Omitting the pictures, copy exactly each line from the one containing "Write a web" up to and including the one containing "100000, 120000, 140000];".
◇ ◇ ◇ ◇ ◇ ◇ ◇
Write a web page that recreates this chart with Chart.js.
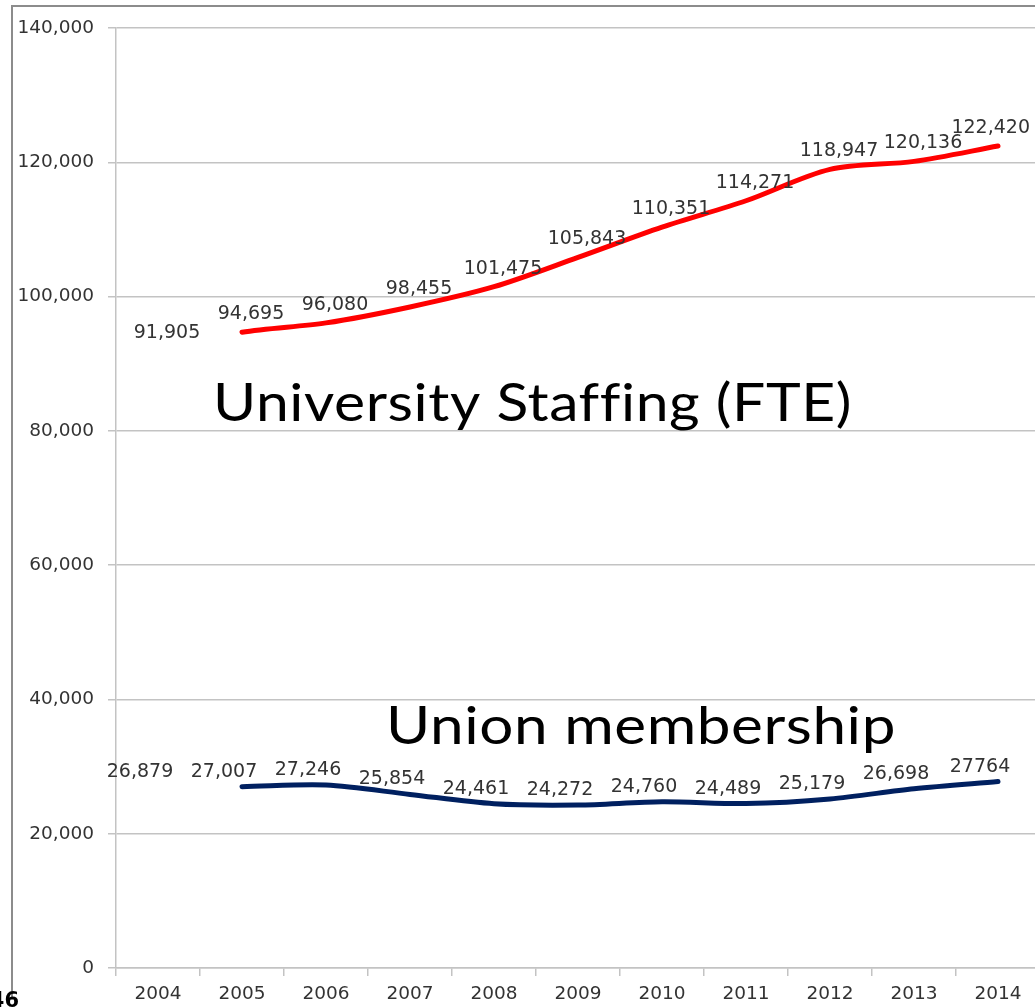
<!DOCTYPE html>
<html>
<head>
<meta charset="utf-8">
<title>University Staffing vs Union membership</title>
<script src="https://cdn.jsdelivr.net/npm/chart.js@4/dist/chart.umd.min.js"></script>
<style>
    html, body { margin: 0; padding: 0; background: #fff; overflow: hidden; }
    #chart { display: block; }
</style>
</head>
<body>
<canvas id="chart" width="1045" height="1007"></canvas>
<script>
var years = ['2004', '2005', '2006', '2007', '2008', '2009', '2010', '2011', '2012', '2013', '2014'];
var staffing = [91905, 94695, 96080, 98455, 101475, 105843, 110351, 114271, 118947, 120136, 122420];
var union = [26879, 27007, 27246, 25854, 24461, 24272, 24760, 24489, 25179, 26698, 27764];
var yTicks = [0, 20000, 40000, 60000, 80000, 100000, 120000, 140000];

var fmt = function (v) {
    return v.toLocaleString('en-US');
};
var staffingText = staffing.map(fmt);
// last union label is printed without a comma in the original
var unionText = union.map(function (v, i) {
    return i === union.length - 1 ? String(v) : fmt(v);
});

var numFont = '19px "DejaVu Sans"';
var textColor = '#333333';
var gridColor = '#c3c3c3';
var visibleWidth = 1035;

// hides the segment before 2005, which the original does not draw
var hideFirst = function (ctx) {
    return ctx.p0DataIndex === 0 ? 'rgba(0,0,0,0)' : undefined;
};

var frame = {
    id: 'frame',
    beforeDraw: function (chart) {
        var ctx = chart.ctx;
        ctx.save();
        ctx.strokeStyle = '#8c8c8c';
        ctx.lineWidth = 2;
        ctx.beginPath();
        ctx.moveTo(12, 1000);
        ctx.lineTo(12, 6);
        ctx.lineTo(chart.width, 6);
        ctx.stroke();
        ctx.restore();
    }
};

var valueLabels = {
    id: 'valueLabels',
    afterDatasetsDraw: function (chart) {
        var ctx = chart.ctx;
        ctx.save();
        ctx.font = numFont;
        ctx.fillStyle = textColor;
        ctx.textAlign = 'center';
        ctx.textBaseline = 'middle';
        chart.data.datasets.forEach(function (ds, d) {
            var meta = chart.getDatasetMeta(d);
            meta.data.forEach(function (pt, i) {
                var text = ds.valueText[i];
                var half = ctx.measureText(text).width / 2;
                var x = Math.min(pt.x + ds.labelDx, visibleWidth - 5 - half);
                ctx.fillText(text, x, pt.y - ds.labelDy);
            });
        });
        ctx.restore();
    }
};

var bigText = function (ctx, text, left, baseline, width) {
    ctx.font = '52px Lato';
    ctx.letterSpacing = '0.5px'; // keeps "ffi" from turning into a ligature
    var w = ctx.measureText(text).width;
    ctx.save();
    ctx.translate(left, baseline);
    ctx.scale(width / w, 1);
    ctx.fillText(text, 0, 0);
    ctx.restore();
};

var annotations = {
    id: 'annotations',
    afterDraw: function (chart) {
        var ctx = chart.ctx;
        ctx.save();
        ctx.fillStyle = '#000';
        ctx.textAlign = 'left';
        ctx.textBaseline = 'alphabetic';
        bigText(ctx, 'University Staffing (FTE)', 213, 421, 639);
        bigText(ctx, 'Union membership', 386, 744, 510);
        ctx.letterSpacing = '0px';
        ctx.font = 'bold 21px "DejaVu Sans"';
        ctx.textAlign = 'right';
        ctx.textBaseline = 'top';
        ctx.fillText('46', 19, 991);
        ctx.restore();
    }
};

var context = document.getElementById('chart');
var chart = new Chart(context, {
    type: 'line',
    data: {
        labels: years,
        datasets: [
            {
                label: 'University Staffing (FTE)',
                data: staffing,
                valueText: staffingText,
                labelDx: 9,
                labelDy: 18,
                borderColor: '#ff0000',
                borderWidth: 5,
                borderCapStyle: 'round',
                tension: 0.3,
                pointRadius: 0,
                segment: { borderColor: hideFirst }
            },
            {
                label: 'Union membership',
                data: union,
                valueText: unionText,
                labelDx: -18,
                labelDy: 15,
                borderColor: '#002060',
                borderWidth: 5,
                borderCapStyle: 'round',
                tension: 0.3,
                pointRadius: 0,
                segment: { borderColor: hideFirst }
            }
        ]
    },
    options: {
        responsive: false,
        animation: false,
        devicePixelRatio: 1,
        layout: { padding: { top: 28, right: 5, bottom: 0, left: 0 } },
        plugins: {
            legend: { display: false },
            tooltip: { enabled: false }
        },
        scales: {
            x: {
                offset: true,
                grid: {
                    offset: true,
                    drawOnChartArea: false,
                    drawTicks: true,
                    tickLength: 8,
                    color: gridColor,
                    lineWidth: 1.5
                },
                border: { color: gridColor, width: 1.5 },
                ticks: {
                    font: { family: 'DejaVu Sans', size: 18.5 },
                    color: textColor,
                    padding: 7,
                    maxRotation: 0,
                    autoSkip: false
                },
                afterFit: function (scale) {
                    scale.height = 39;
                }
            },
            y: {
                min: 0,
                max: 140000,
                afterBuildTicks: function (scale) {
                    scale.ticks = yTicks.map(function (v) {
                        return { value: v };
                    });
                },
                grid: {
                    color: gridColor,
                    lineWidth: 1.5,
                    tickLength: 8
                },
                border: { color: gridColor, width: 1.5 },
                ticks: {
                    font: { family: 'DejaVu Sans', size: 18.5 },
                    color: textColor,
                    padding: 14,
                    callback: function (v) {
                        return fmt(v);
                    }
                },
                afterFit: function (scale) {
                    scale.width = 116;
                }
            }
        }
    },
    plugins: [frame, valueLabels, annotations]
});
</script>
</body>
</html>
◇ ◇ ◇ ◇ ◇ ◇ ◇
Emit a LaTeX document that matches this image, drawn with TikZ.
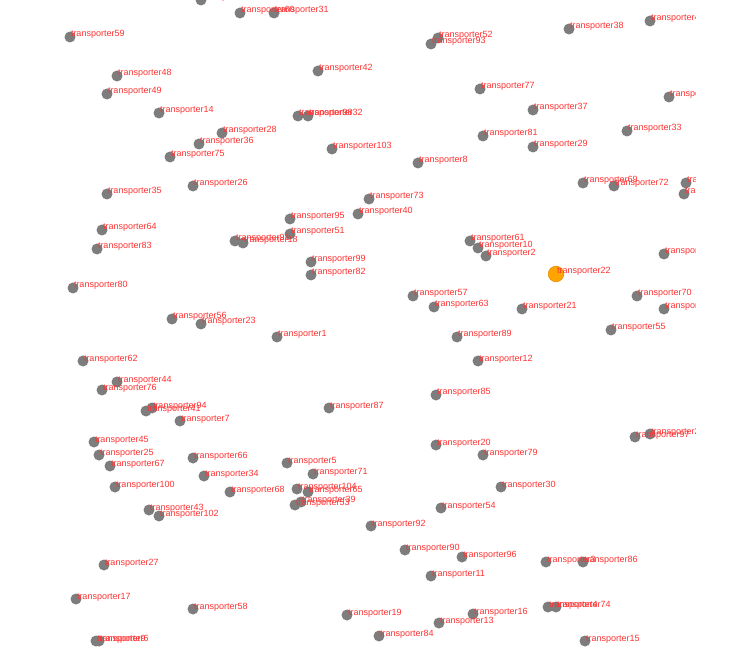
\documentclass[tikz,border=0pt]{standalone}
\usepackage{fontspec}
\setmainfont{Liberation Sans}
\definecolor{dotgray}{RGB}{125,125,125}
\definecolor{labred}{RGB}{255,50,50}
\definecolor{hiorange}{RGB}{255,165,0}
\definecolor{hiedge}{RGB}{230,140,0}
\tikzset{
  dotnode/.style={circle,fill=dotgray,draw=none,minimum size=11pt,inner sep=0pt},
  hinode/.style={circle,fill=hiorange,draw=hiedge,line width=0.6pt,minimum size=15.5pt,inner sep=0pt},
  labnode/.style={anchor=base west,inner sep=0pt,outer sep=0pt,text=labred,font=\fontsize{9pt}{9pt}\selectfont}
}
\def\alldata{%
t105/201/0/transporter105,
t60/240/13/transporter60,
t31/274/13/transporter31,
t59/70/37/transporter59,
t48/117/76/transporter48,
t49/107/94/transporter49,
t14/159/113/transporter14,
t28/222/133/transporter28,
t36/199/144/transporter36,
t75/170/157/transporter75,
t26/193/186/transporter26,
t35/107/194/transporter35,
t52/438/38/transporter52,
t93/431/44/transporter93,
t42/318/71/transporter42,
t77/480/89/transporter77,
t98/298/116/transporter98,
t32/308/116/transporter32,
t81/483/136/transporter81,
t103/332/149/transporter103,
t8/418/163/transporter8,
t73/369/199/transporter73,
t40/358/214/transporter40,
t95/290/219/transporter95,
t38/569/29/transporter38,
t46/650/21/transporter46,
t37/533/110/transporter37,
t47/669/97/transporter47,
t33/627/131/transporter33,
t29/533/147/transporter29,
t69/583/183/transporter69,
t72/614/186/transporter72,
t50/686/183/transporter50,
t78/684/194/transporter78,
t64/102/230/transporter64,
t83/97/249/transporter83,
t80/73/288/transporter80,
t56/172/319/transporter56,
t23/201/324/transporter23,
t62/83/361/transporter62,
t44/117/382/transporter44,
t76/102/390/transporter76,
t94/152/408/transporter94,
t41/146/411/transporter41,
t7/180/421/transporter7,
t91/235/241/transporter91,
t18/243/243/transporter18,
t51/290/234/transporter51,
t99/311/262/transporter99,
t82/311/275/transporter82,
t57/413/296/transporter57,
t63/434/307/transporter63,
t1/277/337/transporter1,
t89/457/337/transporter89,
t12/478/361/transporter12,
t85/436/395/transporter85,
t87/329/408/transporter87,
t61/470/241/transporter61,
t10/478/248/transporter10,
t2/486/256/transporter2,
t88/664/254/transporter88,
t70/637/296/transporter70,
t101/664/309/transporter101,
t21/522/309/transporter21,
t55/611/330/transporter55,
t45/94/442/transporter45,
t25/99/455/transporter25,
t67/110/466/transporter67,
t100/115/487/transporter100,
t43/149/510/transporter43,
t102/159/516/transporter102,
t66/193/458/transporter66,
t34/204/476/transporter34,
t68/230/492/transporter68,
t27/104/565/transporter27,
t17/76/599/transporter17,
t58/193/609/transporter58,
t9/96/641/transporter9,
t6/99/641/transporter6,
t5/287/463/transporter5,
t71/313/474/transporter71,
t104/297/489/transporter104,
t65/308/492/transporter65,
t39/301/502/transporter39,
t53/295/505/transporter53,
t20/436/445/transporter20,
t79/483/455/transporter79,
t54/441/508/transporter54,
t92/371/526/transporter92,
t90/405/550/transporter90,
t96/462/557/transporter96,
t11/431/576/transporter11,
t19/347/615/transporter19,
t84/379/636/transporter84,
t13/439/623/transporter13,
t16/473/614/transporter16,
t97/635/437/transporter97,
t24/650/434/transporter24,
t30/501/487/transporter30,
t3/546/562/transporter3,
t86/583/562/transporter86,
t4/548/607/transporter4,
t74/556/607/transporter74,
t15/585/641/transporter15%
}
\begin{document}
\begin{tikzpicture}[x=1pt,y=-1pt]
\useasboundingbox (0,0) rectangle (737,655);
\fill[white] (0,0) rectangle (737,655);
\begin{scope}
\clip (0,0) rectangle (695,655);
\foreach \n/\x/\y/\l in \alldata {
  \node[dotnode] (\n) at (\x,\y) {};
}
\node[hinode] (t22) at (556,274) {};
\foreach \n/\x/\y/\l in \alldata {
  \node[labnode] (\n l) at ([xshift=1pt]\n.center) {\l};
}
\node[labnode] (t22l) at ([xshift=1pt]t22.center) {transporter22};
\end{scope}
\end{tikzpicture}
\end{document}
◇ ◇ ◇ ◇ ◇ ◇ ◇
#### [Solution]
Write a web page that recreates this chart with Chart.js.
<!DOCTYPE html>
<html>
<head>
<meta charset="utf-8">
<title>University Staffing vs Union membership</title>
<script src="https://cdn.jsdelivr.net/npm/chart.js@4/dist/chart.umd.min.js"></script>
<style>
    html, body { margin: 0; padding: 0; background: #fff; overflow: hidden; }
    #chart { display: block; }
</style>
</head>
<body>
<canvas id="chart" width="1045" height="1007"></canvas>
<script>
var years = ['2004', '2005', '2006', '2007', '2008', '2009', '2010', '2011', '2012', '2013', '2014'];
var staffing = [91905, 94695, 96080, 98455, 101475, 105843, 110351, 114271, 118947, 120136, 122420];
var union = [26879, 27007, 27246, 25854, 24461, 24272, 24760, 24489, 25179, 26698, 27764];
var yTicks = [0, 20000, 40000, 60000, 80000, 100000, 120000, 140000];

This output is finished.